> Given request
Return, without pictures, the lines from the start of the data through the one that contains "import * as".

------ Task material ------

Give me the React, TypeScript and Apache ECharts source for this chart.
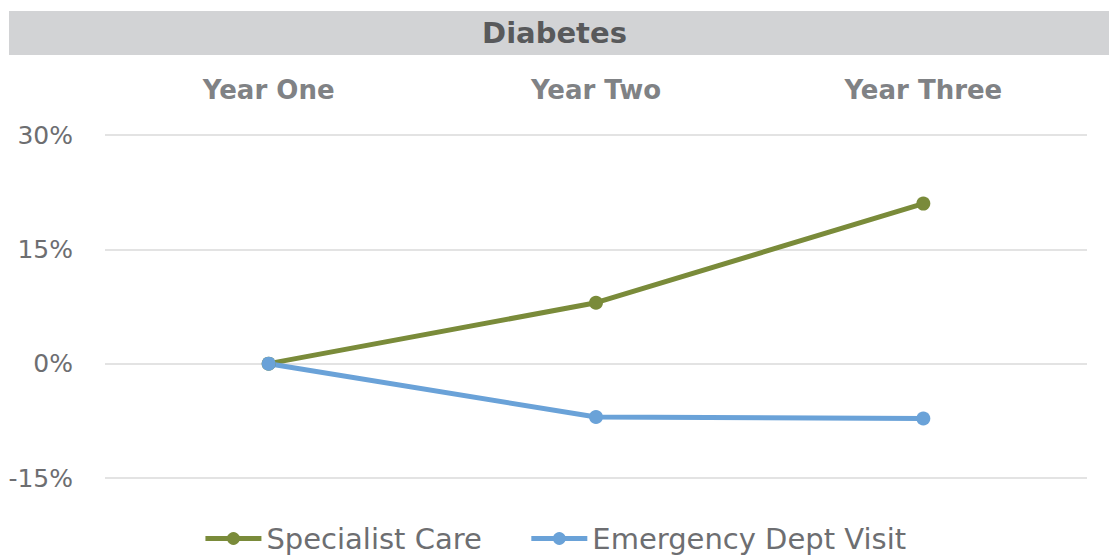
import React, { useEffect, useRef } from "react";
import * as echarts from "echarts";

const categories = ["Year One", "Year Two", "Year Three"];
const specialistCare = [0, 8, 21];
const emergencyDeptVisit = [0, -7, -7.2];
const seriesNames = ["Specialist Care", "Emergency Dept Visit"];
const chartTitle = "Diabetes";

const FONT = "'DejaVu Sans', 'Noto Sans', sans-serif";

export default function App() {
  const ref = useRef<HTMLDivElement>(null);
  useEffect(() => {
    if (!ref.current) return;
    const chart = echarts.init(ref.current, undefined, { renderer: "svg" });
    chart.setOption({
      animation: false,
      backgroundColor: "#ffffff",
      textStyle: { fontFamily: FONT },
      graphic: [
        {
          type: "rect",
          shape: { x: 9, y: 11, width: 1100, height: 44 },
          style: { fill: "#d2d3d5" },
          z: -1,
        },
      ],
      title: {
        text: chartTitle,
        left: "center",
        top: 13,
        textStyle: { fontFamily: FONT, fontWeight: "bold", fontSize: 29, color: "#58595b" },
      },
      legend: {
        bottom: -2,
        left: "center",
        itemWidth: 56,
        itemHeight: 16,
        itemGap: 47,
        data: seriesNames,
        lineStyle: { width: 5 },
        textStyle: { fontFamily: FONT, fontSize: 29, color: "#6d6e71" },
      },
      grid: { left: 105, right: 22, top: 135, bottom: 78 },
      xAxis: {
        type: "category",
        position: "top",
        data: categories,
        boundaryGap: true,
        axisLine: { show: false },
        axisTick: { show: false },
        axisLabel: {
          margin: 32,
          fontFamily: FONT,
          fontWeight: "bold",
          fontSize: 26,
          color: "#808285",
        },
      },
      yAxis: {
        type: "value",
        min: -15,
        max: 30,
        interval: 15,
        axisLine: { show: false },
        axisTick: { show: false },
        splitLine: { lineStyle: { color: "#e3e3e3", width: 2 } },
        axisLabel: {
          margin: 32,
          fontFamily: FONT,
          fontSize: 25,
          color: "#6d6e71",
          formatter: (v: number) => `${v}%`,
        },
      },
      series: [
        {
          name: seriesNames[0],
          type: "line",
          data: specialistCare,
          symbol: "circle",
          symbolSize: 14,
          lineStyle: { width: 5, color: "#7a8b3a" },
          itemStyle: { color: "#7a8b3a" },
        },
        {
          name: seriesNames[1],
          type: "line",
          data: emergencyDeptVisit,
          symbol: "circle",
          symbolSize: 14,
          lineStyle: { width: 5, color: "#6aa2d8" },
          itemStyle: { color: "#6aa2d8" },
        },
      ],
    });
    return () => chart.dispose();
  }, []);
  return (
    <div
      ref={ref}
      style={{ position: "fixed", left: 0, top: 0, width: 1109, height: 556 }}
    />
  );
}
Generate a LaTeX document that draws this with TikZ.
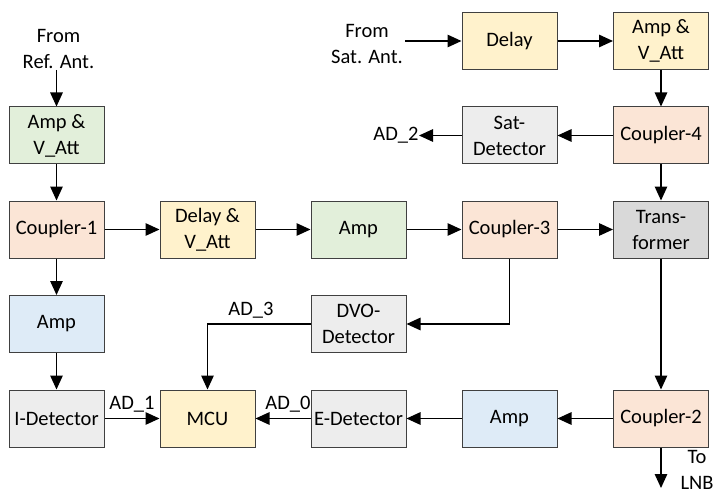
\documentclass[tikz,border=0pt]{standalone}
\usepackage{fontspec}
\setmainfont{Carlito}
\usetikzlibrary{arrows.meta}
\definecolor{cgreen}{HTML}{E2EFDA}
\definecolor{ccoral}{HTML}{FBE5D6}
\definecolor{cyellow}{HTML}{FFF2CC}
\definecolor{cblue}{HTML}{DEEBF7}
\definecolor{cgray}{HTML}{EDEDED}
\definecolor{cdgray}{HTML}{D9D9D9}
\definecolor{cborder}{HTML}{404040}
\tikzset{
  blk/.style={draw=cborder, line width=1pt, minimum width=95pt, minimum height=57pt, align=center, inner sep=1pt, font=\fontsize{20.5}{26}\selectfont},
  lbl/.style={align=center, inner sep=0pt, font=\fontsize{20.5}{26}\selectfont},
  conn/.style={line width=1.3pt, draw=black, -{Triangle[length=14pt,width=12.5pt]}},
}
\begin{document}
\begin{tikzpicture}[x=1pt,y=-1pt]
\useasboundingbox (0,0) rectangle (716,495);
\fill[white] (0,0) rectangle (716,495);
% column centres: 56.5, 207.5, 358.5, 509.5, 661
% row centres: 41, 135.5, 229.5, 324, 418.5
\node[blk, fill=cyellow] (delay) at (509.5,41) {Delay};
\node[blk, fill=cyellow] (ampv2) at (661,41) {Amp \&\\V\_Att};
\node[blk, fill=cgreen] (ampv1) at (56.5,135.5) {Amp \&\\V\_Att};
\node[blk, fill=cgray] (satdet) at (509.5,135.5) {Sat-\\Detector};
\node[blk, fill=ccoral] (c4) at (661,135.5) {Coupler-4};
\node[blk, fill=ccoral] (c1) at (56.5,229.5) {Coupler-1};
\node[blk, fill=cyellow] (delayv) at (207.5,229.5) {Delay \&\\V\_Att};
\node[blk, fill=cgreen] (amp3) at (358.5,229.5) {Amp};
\node[blk, fill=ccoral] (c3) at (509.5,229.5) {Coupler-3};
\node[blk, fill=cdgray] (trans) at (661,229.5) {Trans-\\former};
\node[blk, fill=cblue] (amp4) at (56.5,324) {Amp};
\node[blk, fill=cgray] (dvo) at (358.5,324) {DVO-\\Detector};
\node[blk, fill=cgray] (idet) at (56.5,418.5) {I-Detector};
\node[blk, fill=cyellow] (mcu) at (207.5,418.5) {MCU};
\node[blk, fill=cgray] (edet) at (358.5,418.5) {E-Detector};
\node[blk, fill=cblue] (amp5) at (509.5,418.5) {Amp};
\node[blk, fill=ccoral] (c2) at (661,418.5) {Coupler-2};

\node[lbl] (fromref) at (58.5,49) {From\\Ref. Ant.};
\node[lbl] (fromsat) at (367,44) {From\\Sat. Ant.};
\coordinate (refin) at (56.5,70);
\coordinate (satin) at (405,41);
\node[lbl] (ad2) at (396,135.5) {AD\_2};
\coordinate (ad2end) at (419,135.5);
\node[lbl] (ad3) at (251,310) {AD\_3};
\node[lbl] (ad1) at (132,404) {AD\_1};
\node[lbl] (ad0) at (288,404) {AD\_0};
\node[lbl] (tolnb) at (697,470) {To\\LNB};
\coordinate (lnbend) at (661,488);

\draw[conn] (refin) -- (ampv1);
\draw[conn] (ampv1) -- (c1);
\draw[conn] (c1) -- (delayv);
\draw[conn] (delayv) -- (amp3);
\draw[conn] (amp3) -- (c3);
\draw[conn] (c3) -- (trans);
\draw[conn] (c1) -- (amp4);
\draw[conn] (amp4) -- (idet);
\draw[conn] (idet) -- (mcu);
\draw[conn] (satin) -- (delay);
\draw[conn] (delay) -- (ampv2);
\draw[conn] (ampv2) -- (c4);
\draw[conn] (c4) -- (satdet);
\draw[conn] (satdet) -- (ad2end);
\draw[conn] (c4) -- (trans);
\draw[conn] (trans) -- (c2);
\draw[conn] (c2) -- (amp5);
\draw[conn] (amp5) -- (edet);
\draw[conn] (edet) -- (mcu);
\draw[conn] (c3.south) |- (dvo.east);
\draw[conn] (dvo.west) -| (mcu.north);
\draw[conn] (c2) -- (lnbend);
\end{tikzpicture}
\end{document}
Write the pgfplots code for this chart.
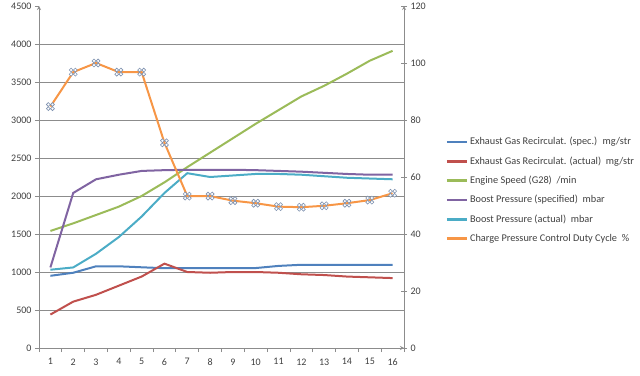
\documentclass[border=0pt]{standalone}
\usepackage{pgfplots}
\pgfplotsset{compat=1.18}
\usepackage{fontspec}
\setmainfont{Carlito}
\definecolor{cBlue}{HTML}{4F81BD}
\definecolor{cRed}{HTML}{C0504D}
\definecolor{cGreen}{HTML}{9BBB59}
\definecolor{cPurple}{HTML}{8064A2}
\definecolor{cCyan}{HTML}{4BACC6}
\definecolor{cOrange}{HTML}{F79646}
\definecolor{cMark}{HTML}{7F92B0}
\definecolor{cGrid}{HTML}{8C8C8C}
\definecolor{cText}{HTML}{404040}
\pgfdeclareplotmark{quad}{%
  \pgfpathcircle{\pgfpoint{2.1pt}{2.1pt}}{1.9pt}%
  \pgfpathcircle{\pgfpoint{-2.1pt}{2.1pt}}{1.9pt}%
  \pgfpathcircle{\pgfpoint{2.1pt}{-2.1pt}}{1.9pt}%
  \pgfpathcircle{\pgfpoint{-2.1pt}{-2.1pt}}{1.9pt}%
  \pgfusepathqfillstroke}
\begin{document}
\begin{tikzpicture}
\useasboundingbox (-39pt,-27pt) rectangle (601pt,348pt);
\pgfplotsset{
  every axis/.append style={
    scale only axis, width=365pt, height=342pt,
    at={(0pt,0pt)}, anchor=south west,
    xmin=0.5, xmax=16.5,
    tick label style={font=\fontsize{10}{12}\selectfont, text=cText},
    /pgf/number format/assume math mode=true,
    axis line style={draw=cGrid, line width=0.8pt, -},
    every tick/.style={draw=cGrid, line width=0.8pt},
  }
}
\begin{axis}[
  ymin=0, ymax=4500,
  axis x line=bottom, axis y line=left,
  ytick={0,500,...,4500},
  tick align=outside, major tick length=4pt,
  xtick={1,...,16},
  x tick style={draw=none},
  extra x ticks={0.5,1.5,...,16.5},
  extra x tick labels={},
  extra x tick style={x tick style={draw=cGrid, line width=0.8pt}, major tick length=4pt},
  extra y ticks={500,1000,...,4000},
  extra y tick labels={},
  extra y tick style={grid=major, major grid style={draw=cGrid, line width=0.8pt}, major tick length=0pt},
  /pgf/number format/1000 sep={},
  xticklabel style={yshift=-3pt},
]
\addplot[cBlue, line width=2pt] coordinates {(1,950) (2,990) (3,1075) (4,1075) (5,1062) (6,1050) (7,1050) (8,1050) (9,1050) (10,1052) (11,1080) (12,1095) (13,1095) (14,1095) (15,1095) (16,1095)};
\addplot[cRed, line width=2pt] coordinates {(1,440) (2,610) (3,700) (4,820) (5,940) (6,1110) (7,1000) (8,990) (9,1000) (10,1000) (11,990) (12,970) (13,960) (14,940) (15,930) (16,920)};
\addplot[cGreen, line width=2pt] coordinates {(1,1540) (2,1640) (3,1750) (4,1860) (5,2000) (6,2180) (7,2380) (8,2570) (9,2760) (10,2950) (11,3130) (12,3310) (13,3450) (14,3610) (15,3780) (16,3910)};
\addplot[cPurple, line width=2pt] coordinates {(1,1060) (2,2040) (3,2220) (4,2280) (5,2330) (6,2340) (7,2345) (8,2345) (9,2345) (10,2340) (11,2330) (12,2320) (13,2305) (14,2290) (15,2280) (16,2280)};
\addplot[cCyan, line width=2pt] coordinates {(1,1030) (2,1060) (3,1240) (4,1460) (5,1730) (6,2040) (7,2300) (8,2250) (9,2270) (10,2290) (11,2290) (12,2280) (13,2260) (14,2240) (15,2230) (16,2220)};
\end{axis}
\begin{axis}[
  ymin=0, ymax=120,
  axis x line=none, axis y line=right,
  ytick={0,20,...,120},
  tick align=center, major tick length=6pt,
  xtick=\empty,
  legend style={at={(1.105,0.628)}, anchor=north west, draw=none, fill=none,
    font=\fontsize{10.3}{12}\selectfont, text=cText, row sep=6.3pt},
  legend cell align=left,
  legend image code/.code={\draw[#1] (0pt,0pt) -- (20pt,0pt);},
]
\addlegendimage{color=cBlue, line width=2.5pt}
\addlegendentry{Exhaust Gas Recirculat. (spec.) \ mg/str}
\addlegendimage{color=cRed, line width=2.5pt}
\addlegendentry{Exhaust Gas Recirculat. (actual) \ mg/str}
\addlegendimage{color=cGreen, line width=2.5pt}
\addlegendentry{Engine Speed (G28) \ /min}
\addlegendimage{color=cPurple, line width=2.5pt}
\addlegendentry{Boost Pressure (specified) \ mbar}
\addlegendimage{color=cCyan, line width=2.5pt}
\addlegendentry{Boost Pressure (actual) \ mbar}
\addlegendimage{color=cOrange, line width=2.5pt}
\addlegendentry{Charge Pressure Control Duty Cycle \ \%}
\addplot[cOrange, line width=2pt, mark=quad, mark options={draw=cMark, fill=white, line width=0.6pt}, forget plot] coordinates {(1,84.7) (2,96.8) (3,100) (4,96.8) (5,96.8) (6,72) (7,53.3) (8,53.3) (9,51.7) (10,50.8) (11,49.6) (12,49.4) (13,49.9) (14,50.8) (15,51.9) (16,54.3)};
\end{axis}
\end{tikzpicture}
\end{document}
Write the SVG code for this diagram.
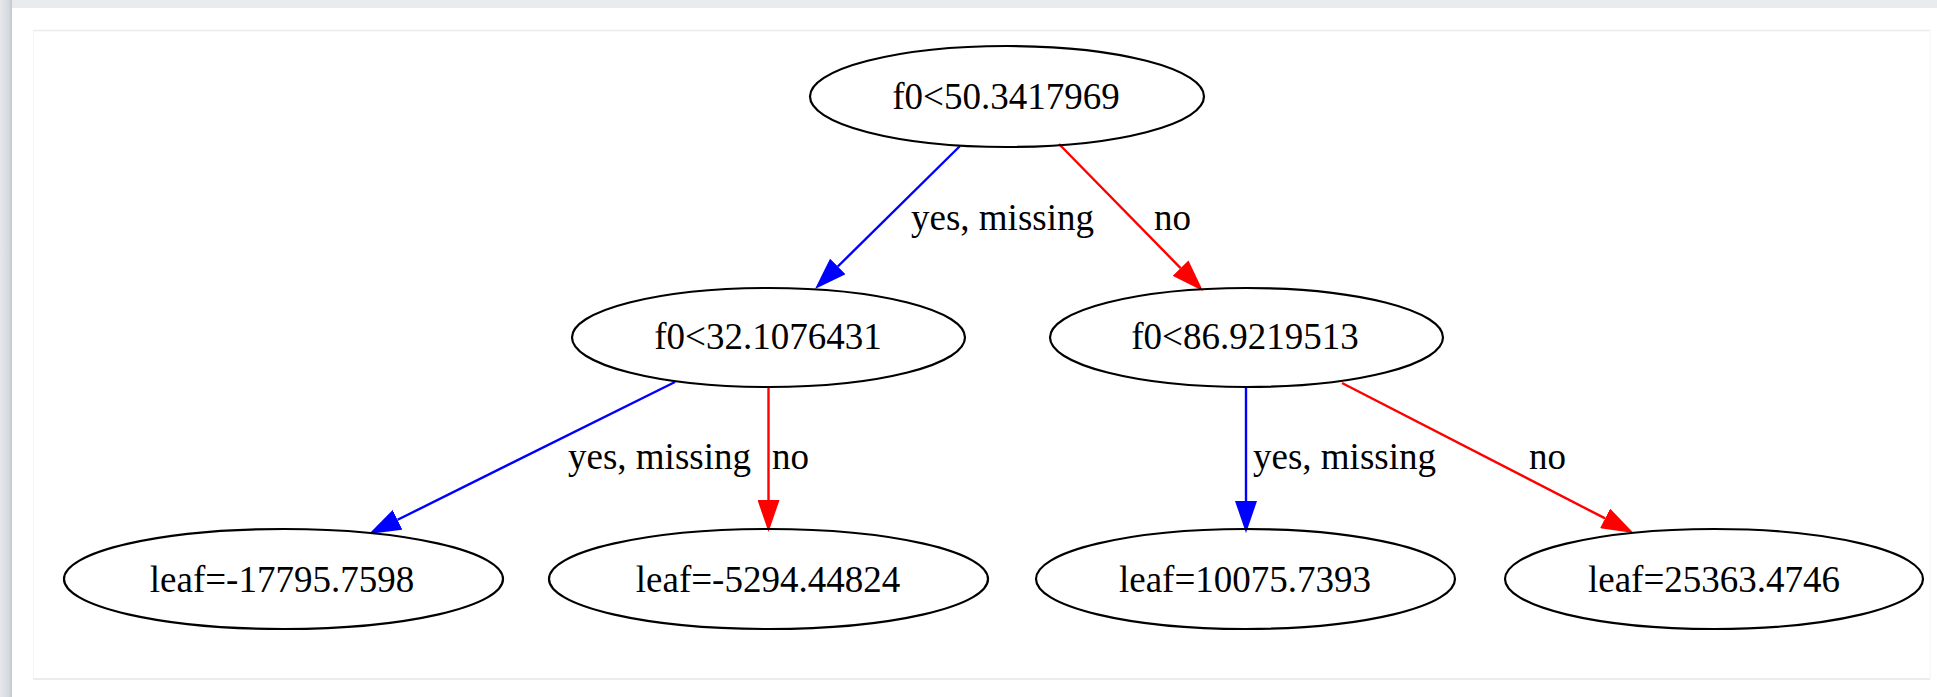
<svg xmlns="http://www.w3.org/2000/svg" width="1937" height="697" viewBox="0 0 1937 697">
<defs>
<style>
.node ellipse{fill:none;stroke:#000;stroke-width:2.2}
.node text{font-family:"Liberation Serif","Times New Roman",serif;font-size:37px;fill:#000;text-anchor:middle}
.edge{fill:none;stroke-width:2.4}
.yes{stroke:#0000ff}
.no{stroke:#ff0000}
.elabel{font-family:"Liberation Serif","Times New Roman",serif;font-size:37px;fill:#000;text-anchor:middle}
</style>
<marker id="ab" viewBox="0 0 32 22" refX="0" refY="11" markerWidth="32" markerHeight="22" markerUnits="userSpaceOnUse" orient="auto"><path d="M0,0 L32,11 L0,22 z" fill="#0000ff"/></marker>
<marker id="ar" viewBox="0 0 32 22" refX="0" refY="11" markerWidth="32" markerHeight="22" markerUnits="userSpaceOnUse" orient="auto"><path d="M0,0 L32,11 L0,22 z" fill="#ff0000"/></marker>
<linearGradient id="side" x1="0" y1="0" x2="1" y2="0">
<stop offset="0" stop-color="#e6e8ec"/><stop offset="0.7" stop-color="#d6d9de"/><stop offset="1" stop-color="#c4c7cc"/>
</linearGradient>
</defs>
<rect x="0" y="0" width="1937" height="697" fill="#ffffff"/>
<rect x="0" y="0" width="1937" height="8" fill="#e9ebef"/>
<rect x="0" y="0" width="12" height="697" fill="url(#side)"/>
<line x1="33" y1="30.5" x2="1930" y2="30.5" stroke="#ebebeb" stroke-width="1.5"/>
<line x1="33" y1="679" x2="1930" y2="679" stroke="#e6e6e6" stroke-width="1.5"/>
<line x1="33.5" y1="30" x2="33.5" y2="679" stroke="#f4f4f4" stroke-width="1"/>
<line x1="1930" y1="30" x2="1930" y2="679" stroke="#f4f4f4" stroke-width="1"/>

<g id="edges">
<line class="edge yes" x1="960" y1="146" x2="837.8" y2="266.5" marker-end="url(#ab)"/>
<line class="edge no" x1="1059" y1="144" x2="1180.6" y2="268.1" marker-end="url(#ar)"/>
<line class="edge yes" x1="675" y1="382" x2="397.6" y2="519.8" marker-end="url(#ab)"/>
<line class="edge no" x1="768.5" y1="387" x2="768.5" y2="500" marker-end="url(#ar)"/>
<line class="edge yes" x1="1246" y1="387" x2="1246" y2="501" marker-end="url(#ab)"/>
<line class="edge no" x1="1342" y1="383" x2="1605.1" y2="518.4" marker-end="url(#ar)"/>
<text class="elabel" x="1002.5" y="230">yes, missing</text>
<text class="elabel" x="1172.5" y="230">no</text>
<text class="elabel" x="659.5" y="469">yes, missing</text>
<text class="elabel" x="790.5" y="469">no</text>
<text class="elabel" x="1344.5" y="469">yes, missing</text>
<text class="elabel" x="1547.5" y="469">no</text>
</g>

<g id="n0" class="node"><ellipse cx="1007" cy="96.5" rx="197" ry="50.5"/><text x="1006" y="109">f0&lt;50.3417969</text></g>
<g id="n1" class="node"><ellipse cx="768.5" cy="337.5" rx="196.5" ry="49.5"/><text x="768" y="349">f0&lt;32.1076431</text></g>
<g id="n2" class="node"><ellipse cx="1246.5" cy="337.5" rx="196.5" ry="49.5"/><text x="1245" y="349">f0&lt;86.9219513</text></g>
<g id="n3" class="node"><ellipse cx="283.5" cy="579" rx="219.5" ry="50"/><text x="282" y="592">leaf=-17795.7598</text></g>
<g id="n4" class="node"><ellipse cx="768.5" cy="579" rx="219.5" ry="50"/><text x="768" y="592">leaf=-5294.44824</text></g>
<g id="n5" class="node"><ellipse cx="1245.5" cy="579" rx="209.5" ry="50"/><text x="1245" y="592">leaf=10075.7393</text></g>
<g id="n6" class="node"><ellipse cx="1714" cy="579" rx="209" ry="50"/><text x="1714" y="592">leaf=25363.4746</text></g>
</svg>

------

> Full output
Give me the React, TypeScript and Apache ECharts source for this chart.
import React, { useEffect, useRef } from "react";
import * as echarts from "echarts";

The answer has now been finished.